As the summer months approach, the effectiveness of ultraviolet provided by the sun and man-made tech is being considered a disinfectant tool to combat the global coronavirus pandemic.
UV light has been used to disinfect hospitals and operating rooms for decades, and the equipment was valued at $1.1 billion in 2018 with a projected value of $3.4 by 2026, according to Allied Market Research, CNBC reported.
The UV light technology could expand its use in hotels, if not restaurants, and public spaces, per the report.
President Donald Trump was widely derided in the media for talking about experimental medical use of UV light "inside the body" to save lives, but research was already underway because UV light has shown an ability to kill the coronavirus microbes quickly in a laboratory study by the Department of Homeland Security.
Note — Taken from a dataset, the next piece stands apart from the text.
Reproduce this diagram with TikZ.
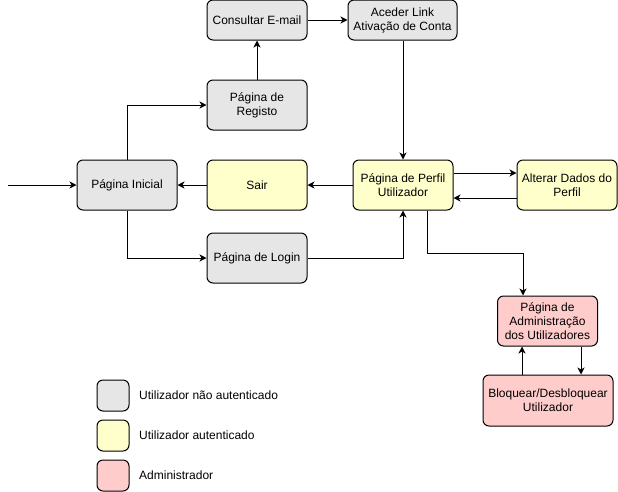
\documentclass[tikz,border=0pt]{standalone}
\usepackage{fontspec}
\setmainfont{Liberation Sans}
\usetikzlibrary{arrows.meta,calc}
\definecolor{gfill}{HTML}{E6E6E6}
\definecolor{yfill}{HTML}{FFFFCC}
\definecolor{rfill}{HTML}{FFCCCC}
\tikzset{
  box/.style={draw=black, line width=1pt, rounded corners=6pt, align=center, inner sep=0pt,
    minimum width=100pt, minimum height=50pt, font=\fontsize{12}{14}\selectfont},
  grey/.style={box, fill=gfill},
  yel/.style={box, fill=yfill},
  red/.style={box, fill=rfill},
  legbox/.style={draw=black, line width=1pt, rounded corners=6pt, minimum width=32pt, minimum height=31pt, inner sep=0pt},
  legtext/.style={anchor=west, inner sep=0pt, font=\fontsize{12}{14}\selectfont},
  arr/.style={draw=black, line width=1pt, -{Stealth[length=7pt,width=7pt,inset=2pt]}}
}
\begin{document}
\begin{tikzpicture}[x=1pt,y=-1pt]
\useasboundingbox (0,0) rectangle (618,491);
\node[grey] (ini) at (127,185) {Página Inicial};
\node[grey] (reg) at (257,105) {Página de\\Registo};
\node[grey, minimum height=40pt] (cons) at (257,20) {Consultar E-mail};
\node[grey, minimum height=40pt, minimum width=109pt] (acc) at (402.5,20) {Aceder Link\\Ativação de Conta};
\node[yel] (sair) at (257,185) {Sair};
\node[grey] (login) at (257,258) {Página de Login};
\node[yel] (perf) at (403,185) {Página de Perfil\\Utilizador};
\node[yel] (alt) at (567,185) {Alterar Dados do\\Perfil};
\node[red] (adm) at (547.5,321) {Página de\\Administração\\dos Utilizadores};
\node[red, minimum width=130pt, minimum height=51pt] (blo) at (548,400.5) {Bloquear/Desbloquear\\Utilizador};

\node[legbox, fill=gfill] (l1) at (113,395.5) {};
\node[legbox, fill=yfill] (l2) at (113,435.5) {};
\node[legbox, fill=rfill] (l3) at (113,475.5) {};
\node[legtext] (t1) at (139,395.5) {Utilizador não autenticado};
\node[legtext] (t2) at (139,435.5) {Utilizador autenticado};
\node[legtext] (t3) at (139,475.5) {Administrador};

\coordinate (in) at (8,185);
\coordinate (pa) at (427,253);
\draw[arr] (in) -- (ini.west);
\draw[arr] (ini.north) |- (reg.west);
\draw[arr] (reg.north) -- (cons.south);
\draw[arr] (cons.east) -- (acc.west);
\draw[arr] (acc.south -| perf.north) -- (perf.north);
\draw[arr] (perf.west) -- (sair.east);
\draw[arr] (sair.west) -- (ini.east);
\draw[arr] (ini.south) |- (login.west);
\draw[arr] (login.east) -| (perf.south);
\draw[arr] ([yshift=12pt]perf.east) -- ([yshift=12pt]alt.west);
\draw[arr] ([yshift=-13pt]alt.west) -- ([yshift=-13pt]perf.east);
\draw[arr] ([xshift=24pt]perf.south) -- (pa) -| ([xshift=-24.5pt]adm.north);
\draw[arr] ([xshift=-25.5pt]adm.south |- blo.north) -- ([xshift=-25.5pt]adm.south);
\draw[arr] ([xshift=33.5pt]adm.south) -- ([xshift=33.5pt]adm.south |- blo.north);
\end{tikzpicture}
\end{document}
"Thought powerful UV light cannot be used on the human body, it can help prevent the spread of the virus," CNBC reported. "Technological breakthroughs could see UV light become a key piece in returning to normal in a world with a looming COVID-19 threat."
Columbia University's Center for Radiological Research Director David Brenner told CNBC that UV-C benefits have been "known for more than 100 years now to be really, really good at killing microbes, bacteria and viruses both."
UV-C is the third UV wavelength on the electromagnetic spectrum, which included X-rays, microwaves, and radio waves, among others.
UV-A and UV-B are the rays from the sun that reach the earth's surface and cause skin sunburns, while UV-C is filtered out through the atmosphere and is in the "germicidal disinfectant range," per the report.
The DHS study suggesting sunlight kills the coronavirus in mere seconds references UV-A and UV-B which are even less potent than UV-C, according to Brenner.
"The issue with UV-C is it's a health hazard, so you can really only use it when people are not around," Brenner said.
Drones and scanner technology, though, could be used to disinfect hotel rooms and restaurants at night when they are unoccupied, cleaning them from viruses for the next day.
Ostensibly UV light penetrates a microbe and "cracks it like an egg," a doctor told CNBC.